In the past I have also discussed how difficult it is to develop and implement “evidence based” policies at the scale and conditions under which Indian states operate. A reflection of that is the way reform interventions continue to be designed and implemented in a formulaic manner – a thin leadership at the top plans and pushes the change agenda; basic orientation or bare minimum training is given to the workforce to execute the tasks expected of them. Monitoring is done through reports produced by frontline actors which carry quantifiable but limited indicators that do not shed light on the process by which the numbers are generated. Punitive measures are taken in cases of insubordination; and the frontline workforce continues to mechanically follow the basic acts required of them, transmitting reports upwards, without necessarily investing in the reform agenda.
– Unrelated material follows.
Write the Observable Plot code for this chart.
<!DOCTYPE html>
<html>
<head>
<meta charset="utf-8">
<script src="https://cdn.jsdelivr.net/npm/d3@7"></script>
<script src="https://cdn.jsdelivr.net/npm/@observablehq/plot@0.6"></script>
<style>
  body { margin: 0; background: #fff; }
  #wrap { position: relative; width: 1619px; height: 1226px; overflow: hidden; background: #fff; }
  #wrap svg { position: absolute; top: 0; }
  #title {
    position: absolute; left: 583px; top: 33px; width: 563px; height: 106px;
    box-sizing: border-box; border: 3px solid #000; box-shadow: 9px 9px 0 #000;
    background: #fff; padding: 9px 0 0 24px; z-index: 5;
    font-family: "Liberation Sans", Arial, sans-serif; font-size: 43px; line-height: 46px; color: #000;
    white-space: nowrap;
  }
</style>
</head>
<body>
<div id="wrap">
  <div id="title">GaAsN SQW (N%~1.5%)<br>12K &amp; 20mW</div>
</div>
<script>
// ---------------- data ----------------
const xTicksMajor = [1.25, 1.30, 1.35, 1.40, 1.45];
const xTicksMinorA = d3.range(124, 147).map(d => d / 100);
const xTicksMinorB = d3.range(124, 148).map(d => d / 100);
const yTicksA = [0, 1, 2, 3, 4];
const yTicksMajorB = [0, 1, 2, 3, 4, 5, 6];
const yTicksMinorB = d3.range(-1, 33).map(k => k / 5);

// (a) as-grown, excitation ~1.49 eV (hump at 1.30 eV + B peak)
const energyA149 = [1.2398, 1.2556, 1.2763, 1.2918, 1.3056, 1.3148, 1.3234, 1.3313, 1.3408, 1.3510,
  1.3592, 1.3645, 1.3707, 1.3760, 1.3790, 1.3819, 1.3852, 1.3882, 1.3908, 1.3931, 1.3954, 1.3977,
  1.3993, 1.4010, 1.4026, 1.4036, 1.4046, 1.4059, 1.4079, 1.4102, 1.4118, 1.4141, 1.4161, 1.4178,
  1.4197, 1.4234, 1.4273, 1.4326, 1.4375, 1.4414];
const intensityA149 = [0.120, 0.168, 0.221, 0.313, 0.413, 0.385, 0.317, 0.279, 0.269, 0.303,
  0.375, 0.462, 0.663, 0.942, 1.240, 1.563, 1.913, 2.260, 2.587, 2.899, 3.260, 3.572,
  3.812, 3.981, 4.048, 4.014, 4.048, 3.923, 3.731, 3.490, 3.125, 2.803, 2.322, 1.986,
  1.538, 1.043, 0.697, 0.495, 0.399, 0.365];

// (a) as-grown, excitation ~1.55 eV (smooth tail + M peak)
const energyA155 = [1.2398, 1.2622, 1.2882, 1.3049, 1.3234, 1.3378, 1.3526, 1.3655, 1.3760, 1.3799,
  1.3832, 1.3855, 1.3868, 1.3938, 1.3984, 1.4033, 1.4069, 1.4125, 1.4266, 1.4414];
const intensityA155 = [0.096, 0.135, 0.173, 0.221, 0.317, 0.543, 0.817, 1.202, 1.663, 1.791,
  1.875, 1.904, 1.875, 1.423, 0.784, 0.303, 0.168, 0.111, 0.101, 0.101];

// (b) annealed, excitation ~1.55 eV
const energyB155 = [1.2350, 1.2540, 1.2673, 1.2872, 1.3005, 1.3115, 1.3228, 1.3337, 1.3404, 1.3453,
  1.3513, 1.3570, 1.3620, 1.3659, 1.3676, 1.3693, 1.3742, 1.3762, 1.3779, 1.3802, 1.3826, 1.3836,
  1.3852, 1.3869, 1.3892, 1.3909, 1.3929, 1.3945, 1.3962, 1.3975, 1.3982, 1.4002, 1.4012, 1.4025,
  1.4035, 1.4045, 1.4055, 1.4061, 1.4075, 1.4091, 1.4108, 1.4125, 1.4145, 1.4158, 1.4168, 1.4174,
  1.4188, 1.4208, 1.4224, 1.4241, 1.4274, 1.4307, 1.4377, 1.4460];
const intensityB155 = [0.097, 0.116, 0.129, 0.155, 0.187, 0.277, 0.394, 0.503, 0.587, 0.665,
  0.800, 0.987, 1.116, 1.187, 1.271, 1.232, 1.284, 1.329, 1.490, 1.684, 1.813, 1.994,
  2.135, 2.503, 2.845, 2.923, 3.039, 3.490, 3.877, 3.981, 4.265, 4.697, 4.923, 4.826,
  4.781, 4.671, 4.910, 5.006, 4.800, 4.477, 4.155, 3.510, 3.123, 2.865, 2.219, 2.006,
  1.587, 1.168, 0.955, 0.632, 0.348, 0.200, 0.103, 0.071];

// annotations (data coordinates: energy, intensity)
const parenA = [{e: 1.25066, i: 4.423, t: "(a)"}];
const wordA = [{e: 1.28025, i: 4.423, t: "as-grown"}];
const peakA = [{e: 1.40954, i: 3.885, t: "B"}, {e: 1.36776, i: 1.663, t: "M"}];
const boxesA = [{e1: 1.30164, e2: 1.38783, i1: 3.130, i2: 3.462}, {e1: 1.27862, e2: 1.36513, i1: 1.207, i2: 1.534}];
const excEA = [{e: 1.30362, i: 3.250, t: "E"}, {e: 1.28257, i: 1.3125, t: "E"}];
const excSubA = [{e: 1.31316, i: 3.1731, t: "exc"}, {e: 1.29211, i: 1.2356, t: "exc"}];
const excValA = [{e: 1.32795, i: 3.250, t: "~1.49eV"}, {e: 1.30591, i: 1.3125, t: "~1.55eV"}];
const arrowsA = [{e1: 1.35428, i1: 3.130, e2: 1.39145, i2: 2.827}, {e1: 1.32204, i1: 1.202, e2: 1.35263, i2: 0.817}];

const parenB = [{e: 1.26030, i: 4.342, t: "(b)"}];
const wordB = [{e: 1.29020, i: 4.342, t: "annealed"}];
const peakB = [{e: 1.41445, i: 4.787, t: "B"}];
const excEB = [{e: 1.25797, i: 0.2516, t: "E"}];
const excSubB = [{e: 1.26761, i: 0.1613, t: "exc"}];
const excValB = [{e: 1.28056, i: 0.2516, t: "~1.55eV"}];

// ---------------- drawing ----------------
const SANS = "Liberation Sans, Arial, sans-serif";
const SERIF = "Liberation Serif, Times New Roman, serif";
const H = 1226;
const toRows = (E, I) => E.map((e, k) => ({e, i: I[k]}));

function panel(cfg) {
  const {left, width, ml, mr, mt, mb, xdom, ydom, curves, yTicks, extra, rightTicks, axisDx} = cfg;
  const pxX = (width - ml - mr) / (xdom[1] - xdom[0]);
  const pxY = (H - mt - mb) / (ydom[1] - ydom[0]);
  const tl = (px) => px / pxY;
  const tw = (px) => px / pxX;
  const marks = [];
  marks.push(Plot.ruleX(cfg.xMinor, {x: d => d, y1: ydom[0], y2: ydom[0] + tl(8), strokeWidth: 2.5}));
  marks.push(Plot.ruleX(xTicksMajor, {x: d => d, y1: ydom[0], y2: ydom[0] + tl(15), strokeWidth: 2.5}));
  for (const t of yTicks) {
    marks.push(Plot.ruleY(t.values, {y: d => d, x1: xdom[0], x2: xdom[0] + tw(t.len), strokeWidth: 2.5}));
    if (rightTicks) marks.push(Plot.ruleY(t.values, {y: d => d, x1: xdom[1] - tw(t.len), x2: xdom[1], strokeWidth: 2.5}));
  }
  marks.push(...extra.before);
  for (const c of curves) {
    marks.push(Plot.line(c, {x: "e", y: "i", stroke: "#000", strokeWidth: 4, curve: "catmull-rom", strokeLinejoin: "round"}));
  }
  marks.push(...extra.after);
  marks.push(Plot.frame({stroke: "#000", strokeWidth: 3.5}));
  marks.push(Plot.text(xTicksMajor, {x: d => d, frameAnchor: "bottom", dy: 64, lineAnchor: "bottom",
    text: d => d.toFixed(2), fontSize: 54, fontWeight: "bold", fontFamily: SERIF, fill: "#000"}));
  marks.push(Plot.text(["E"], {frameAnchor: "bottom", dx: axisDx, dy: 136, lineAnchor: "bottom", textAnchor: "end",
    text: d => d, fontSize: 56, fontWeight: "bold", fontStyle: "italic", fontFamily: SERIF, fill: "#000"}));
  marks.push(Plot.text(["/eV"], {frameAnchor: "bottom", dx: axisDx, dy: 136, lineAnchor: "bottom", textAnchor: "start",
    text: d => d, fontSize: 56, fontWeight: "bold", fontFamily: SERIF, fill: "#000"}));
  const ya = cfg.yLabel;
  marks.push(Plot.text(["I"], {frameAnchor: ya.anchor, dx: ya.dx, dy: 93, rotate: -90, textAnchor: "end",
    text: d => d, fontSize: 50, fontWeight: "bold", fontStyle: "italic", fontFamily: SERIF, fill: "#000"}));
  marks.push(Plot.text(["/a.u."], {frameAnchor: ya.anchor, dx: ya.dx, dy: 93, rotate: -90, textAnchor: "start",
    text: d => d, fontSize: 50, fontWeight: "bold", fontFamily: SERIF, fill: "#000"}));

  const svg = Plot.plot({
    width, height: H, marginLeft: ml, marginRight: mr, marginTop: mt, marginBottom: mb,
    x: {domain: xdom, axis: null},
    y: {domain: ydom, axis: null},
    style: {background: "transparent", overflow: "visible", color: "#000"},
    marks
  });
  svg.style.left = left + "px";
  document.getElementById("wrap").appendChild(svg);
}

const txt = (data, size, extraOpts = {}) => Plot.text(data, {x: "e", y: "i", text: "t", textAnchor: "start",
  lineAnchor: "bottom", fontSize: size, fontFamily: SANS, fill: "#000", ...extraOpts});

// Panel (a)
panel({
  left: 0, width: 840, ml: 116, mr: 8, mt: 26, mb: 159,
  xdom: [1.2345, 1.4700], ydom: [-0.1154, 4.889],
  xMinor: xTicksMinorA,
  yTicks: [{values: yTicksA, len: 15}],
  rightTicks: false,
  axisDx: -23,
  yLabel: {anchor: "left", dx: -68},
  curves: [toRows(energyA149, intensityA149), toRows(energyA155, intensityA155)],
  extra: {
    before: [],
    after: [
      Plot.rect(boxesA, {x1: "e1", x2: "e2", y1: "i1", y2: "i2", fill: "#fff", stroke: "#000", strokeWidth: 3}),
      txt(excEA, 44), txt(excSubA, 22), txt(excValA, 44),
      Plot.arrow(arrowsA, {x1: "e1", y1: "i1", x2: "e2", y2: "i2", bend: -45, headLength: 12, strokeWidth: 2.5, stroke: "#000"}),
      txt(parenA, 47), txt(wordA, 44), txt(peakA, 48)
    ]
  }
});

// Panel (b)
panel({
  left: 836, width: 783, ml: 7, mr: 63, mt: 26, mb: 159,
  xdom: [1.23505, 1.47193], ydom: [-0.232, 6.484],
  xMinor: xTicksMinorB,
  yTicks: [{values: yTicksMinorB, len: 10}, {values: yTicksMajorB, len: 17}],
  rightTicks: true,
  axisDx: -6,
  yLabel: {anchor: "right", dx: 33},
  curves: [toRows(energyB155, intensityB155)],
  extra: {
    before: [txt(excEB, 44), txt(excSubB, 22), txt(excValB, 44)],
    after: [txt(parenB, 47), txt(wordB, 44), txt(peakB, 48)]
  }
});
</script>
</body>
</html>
“Change management” as a concept is altogether missing from the lexicon of most planners. One sees interventions being introduced and wrapped up arbitrarily, leaving frontline actors to grapple with the meaning and consequences of the same. Further, whipping teachers into action by applying punitive measures, especially in the case of interventions aiming to improve teaching-learning practices is also not effective in the long run. Such programmes require teachers to “input” intangible acts like ‘care’, ’empathy’ and ‘commitment’ in the mix of activities inside classrooms, apart from applying the technical skills of teaching. It is hard to get actors to truly care if there is little buy in for a programme or, at the outset, the implementing actors’ job expectations, job preparedness and work conditions are not in sync with the dual set of responsibilities put on of them.
The intent of this commentary was to introduce yet another layer of complexity in dialogues pertaining to education reforms. Initiating discussions on teacher interest, concerns and work conditions can and should also stimulate discussions on modifying pre and in-service training and teacher recruitment to suit the needs of the students being catered to by government schools.